◆ **GIVEN PROBLEM**: Copy the lines of the data below exactly, starting at the first and stopping after the line that contains "0.0675, 0.0699, 0.0710]"; include no pictures.

◆ **SUPPLIED DATA**:
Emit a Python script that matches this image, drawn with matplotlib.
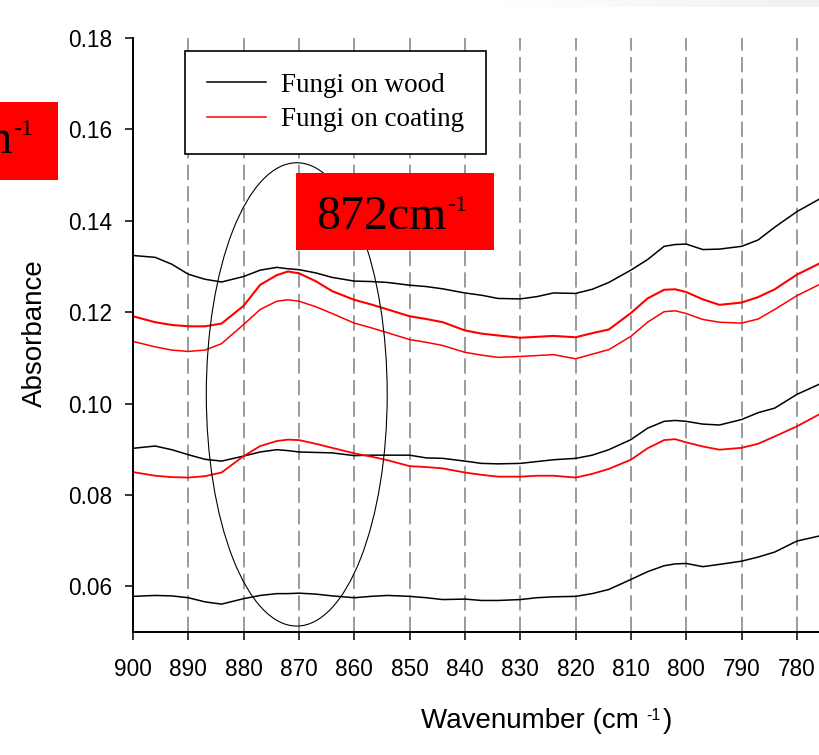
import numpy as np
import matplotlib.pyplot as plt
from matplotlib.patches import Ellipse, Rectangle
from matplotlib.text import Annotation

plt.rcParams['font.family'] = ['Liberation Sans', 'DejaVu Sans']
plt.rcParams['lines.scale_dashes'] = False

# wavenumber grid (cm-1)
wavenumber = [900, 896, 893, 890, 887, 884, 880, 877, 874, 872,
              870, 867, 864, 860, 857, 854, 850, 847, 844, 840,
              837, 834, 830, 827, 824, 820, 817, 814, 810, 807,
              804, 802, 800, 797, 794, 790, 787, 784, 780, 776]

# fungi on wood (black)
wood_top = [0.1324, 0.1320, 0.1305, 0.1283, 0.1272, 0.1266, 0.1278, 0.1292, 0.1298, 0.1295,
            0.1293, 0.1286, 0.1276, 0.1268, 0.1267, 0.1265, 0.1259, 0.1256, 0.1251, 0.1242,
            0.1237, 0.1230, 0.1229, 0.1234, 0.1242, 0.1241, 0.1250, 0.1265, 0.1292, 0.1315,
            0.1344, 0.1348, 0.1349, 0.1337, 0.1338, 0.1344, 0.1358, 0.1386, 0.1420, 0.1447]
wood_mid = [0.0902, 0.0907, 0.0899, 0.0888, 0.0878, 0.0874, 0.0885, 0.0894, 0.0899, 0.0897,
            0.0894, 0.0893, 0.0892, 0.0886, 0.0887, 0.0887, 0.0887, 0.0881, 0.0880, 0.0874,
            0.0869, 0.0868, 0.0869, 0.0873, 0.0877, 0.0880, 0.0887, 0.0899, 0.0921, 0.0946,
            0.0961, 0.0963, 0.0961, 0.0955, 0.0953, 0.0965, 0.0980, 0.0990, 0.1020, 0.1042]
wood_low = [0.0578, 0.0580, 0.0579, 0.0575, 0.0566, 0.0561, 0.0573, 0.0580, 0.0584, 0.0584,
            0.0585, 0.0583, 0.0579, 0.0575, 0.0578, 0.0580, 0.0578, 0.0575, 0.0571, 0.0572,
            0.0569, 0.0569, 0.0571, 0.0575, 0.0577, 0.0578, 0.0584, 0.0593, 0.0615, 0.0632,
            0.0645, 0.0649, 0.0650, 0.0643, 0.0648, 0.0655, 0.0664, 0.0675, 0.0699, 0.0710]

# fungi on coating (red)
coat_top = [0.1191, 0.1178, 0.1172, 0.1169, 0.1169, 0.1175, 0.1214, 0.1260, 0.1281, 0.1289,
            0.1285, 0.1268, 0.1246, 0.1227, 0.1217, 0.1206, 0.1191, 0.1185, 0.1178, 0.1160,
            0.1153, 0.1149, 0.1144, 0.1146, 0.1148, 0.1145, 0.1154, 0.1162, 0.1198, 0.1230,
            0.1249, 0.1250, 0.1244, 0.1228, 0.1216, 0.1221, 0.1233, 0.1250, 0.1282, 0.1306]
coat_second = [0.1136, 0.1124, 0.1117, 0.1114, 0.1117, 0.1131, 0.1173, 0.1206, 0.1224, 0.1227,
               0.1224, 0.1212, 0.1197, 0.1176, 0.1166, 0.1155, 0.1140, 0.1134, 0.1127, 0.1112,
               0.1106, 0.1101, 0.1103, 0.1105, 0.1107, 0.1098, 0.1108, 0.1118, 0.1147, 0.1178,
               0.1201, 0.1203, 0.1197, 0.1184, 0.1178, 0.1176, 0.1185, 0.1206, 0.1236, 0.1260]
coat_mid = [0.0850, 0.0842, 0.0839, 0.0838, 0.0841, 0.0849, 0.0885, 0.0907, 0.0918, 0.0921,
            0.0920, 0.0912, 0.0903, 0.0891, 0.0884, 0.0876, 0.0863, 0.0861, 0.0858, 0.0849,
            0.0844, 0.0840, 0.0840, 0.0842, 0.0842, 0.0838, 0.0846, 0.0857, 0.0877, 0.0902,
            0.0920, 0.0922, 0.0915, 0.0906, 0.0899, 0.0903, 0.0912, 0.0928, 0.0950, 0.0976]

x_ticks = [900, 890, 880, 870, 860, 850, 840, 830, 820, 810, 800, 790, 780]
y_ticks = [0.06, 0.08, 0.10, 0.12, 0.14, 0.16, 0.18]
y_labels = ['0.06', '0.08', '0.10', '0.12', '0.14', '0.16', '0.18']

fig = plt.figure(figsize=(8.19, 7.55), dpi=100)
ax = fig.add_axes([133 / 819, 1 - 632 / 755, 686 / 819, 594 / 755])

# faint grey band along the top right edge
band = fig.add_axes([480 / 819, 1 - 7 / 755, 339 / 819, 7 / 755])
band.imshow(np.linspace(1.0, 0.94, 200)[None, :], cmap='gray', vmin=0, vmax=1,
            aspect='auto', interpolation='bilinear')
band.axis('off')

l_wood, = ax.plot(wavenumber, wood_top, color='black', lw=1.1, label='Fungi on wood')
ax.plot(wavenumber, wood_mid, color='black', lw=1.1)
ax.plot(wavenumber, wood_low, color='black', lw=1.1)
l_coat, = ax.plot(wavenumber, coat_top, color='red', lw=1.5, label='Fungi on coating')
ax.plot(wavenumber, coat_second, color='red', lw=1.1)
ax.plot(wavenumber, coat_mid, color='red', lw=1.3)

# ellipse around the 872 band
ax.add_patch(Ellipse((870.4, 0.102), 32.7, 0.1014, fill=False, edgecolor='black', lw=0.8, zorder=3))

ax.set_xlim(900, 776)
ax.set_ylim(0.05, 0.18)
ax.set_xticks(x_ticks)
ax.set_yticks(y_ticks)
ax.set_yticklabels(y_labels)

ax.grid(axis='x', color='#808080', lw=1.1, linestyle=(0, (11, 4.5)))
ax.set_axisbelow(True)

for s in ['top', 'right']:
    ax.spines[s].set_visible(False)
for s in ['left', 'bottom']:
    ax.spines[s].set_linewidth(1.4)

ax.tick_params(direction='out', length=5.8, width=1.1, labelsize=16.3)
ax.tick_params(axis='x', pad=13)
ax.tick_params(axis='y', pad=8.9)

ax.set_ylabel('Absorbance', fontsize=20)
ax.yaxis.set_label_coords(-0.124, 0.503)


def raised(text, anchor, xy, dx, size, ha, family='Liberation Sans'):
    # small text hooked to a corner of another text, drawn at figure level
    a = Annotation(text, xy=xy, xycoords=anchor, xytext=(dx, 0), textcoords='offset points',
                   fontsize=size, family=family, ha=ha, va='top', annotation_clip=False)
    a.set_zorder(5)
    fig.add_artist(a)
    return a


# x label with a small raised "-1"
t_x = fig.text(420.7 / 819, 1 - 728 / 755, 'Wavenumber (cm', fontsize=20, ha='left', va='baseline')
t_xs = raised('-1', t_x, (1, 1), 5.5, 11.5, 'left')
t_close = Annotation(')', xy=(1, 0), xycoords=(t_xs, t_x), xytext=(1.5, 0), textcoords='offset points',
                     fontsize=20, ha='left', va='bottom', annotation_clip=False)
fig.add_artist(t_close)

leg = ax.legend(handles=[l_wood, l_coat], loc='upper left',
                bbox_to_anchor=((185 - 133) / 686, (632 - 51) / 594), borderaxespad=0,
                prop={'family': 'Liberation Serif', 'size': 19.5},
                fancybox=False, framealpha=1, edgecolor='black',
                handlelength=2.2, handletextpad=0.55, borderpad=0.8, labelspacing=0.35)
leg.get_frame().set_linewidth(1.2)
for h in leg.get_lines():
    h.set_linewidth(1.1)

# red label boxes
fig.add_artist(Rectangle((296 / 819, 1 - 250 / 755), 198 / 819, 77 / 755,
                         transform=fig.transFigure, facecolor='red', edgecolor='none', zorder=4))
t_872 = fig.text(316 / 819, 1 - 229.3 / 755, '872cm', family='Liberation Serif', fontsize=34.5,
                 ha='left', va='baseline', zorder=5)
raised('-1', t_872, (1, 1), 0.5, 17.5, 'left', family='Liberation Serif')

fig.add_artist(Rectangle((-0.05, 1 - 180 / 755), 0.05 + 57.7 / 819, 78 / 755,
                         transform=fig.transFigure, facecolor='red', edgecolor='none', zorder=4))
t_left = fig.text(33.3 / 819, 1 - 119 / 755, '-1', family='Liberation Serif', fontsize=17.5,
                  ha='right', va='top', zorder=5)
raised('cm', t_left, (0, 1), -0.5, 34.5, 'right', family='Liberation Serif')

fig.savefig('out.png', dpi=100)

◆ **SOLUTION TO THIS TASK**:
Emit a Python script that matches this image, drawn with matplotlib.
import numpy as np
import matplotlib.pyplot as plt
from matplotlib.patches import Ellipse, Rectangle
from matplotlib.text import Annotation

plt.rcParams['font.family'] = ['Liberation Sans', 'DejaVu Sans']
plt.rcParams['lines.scale_dashes'] = False

# wavenumber grid (cm-1)
wavenumber = [900, 896, 893, 890, 887, 884, 880, 877, 874, 872,
              870, 867, 864, 860, 857, 854, 850, 847, 844, 840,
              837, 834, 830, 827, 824, 820, 817, 814, 810, 807,
              804, 802, 800, 797, 794, 790, 787, 784, 780, 776]

# fungi on wood (black)
wood_top = [0.1324, 0.1320, 0.1305, 0.1283, 0.1272, 0.1266, 0.1278, 0.1292, 0.1298, 0.1295,
            0.1293, 0.1286, 0.1276, 0.1268, 0.1267, 0.1265, 0.1259, 0.1256, 0.1251, 0.1242,
            0.1237, 0.1230, 0.1229, 0.1234, 0.1242, 0.1241, 0.1250, 0.1265, 0.1292, 0.1315,
            0.1344, 0.1348, 0.1349, 0.1337, 0.1338, 0.1344, 0.1358, 0.1386, 0.1420, 0.1447]
wood_mid = [0.0902, 0.0907, 0.0899, 0.0888, 0.0878, 0.0874, 0.0885, 0.0894, 0.0899, 0.0897,
            0.0894, 0.0893, 0.0892, 0.0886, 0.0887, 0.0887, 0.0887, 0.0881, 0.0880, 0.0874,
            0.0869, 0.0868, 0.0869, 0.0873, 0.0877, 0.0880, 0.0887, 0.0899, 0.0921, 0.0946,
            0.0961, 0.0963, 0.0961, 0.0955, 0.0953, 0.0965, 0.0980, 0.0990, 0.1020, 0.1042]
wood_low = [0.0578, 0.0580, 0.0579, 0.0575, 0.0566, 0.0561, 0.0573, 0.0580, 0.0584, 0.0584,
            0.0585, 0.0583, 0.0579, 0.0575, 0.0578, 0.0580, 0.0578, 0.0575, 0.0571, 0.0572,
            0.0569, 0.0569, 0.0571, 0.0575, 0.0577, 0.0578, 0.0584, 0.0593, 0.0615, 0.0632,
            0.0645, 0.0649, 0.0650, 0.0643, 0.0648, 0.0655, 0.0664, 0.0675, 0.0699, 0.0710]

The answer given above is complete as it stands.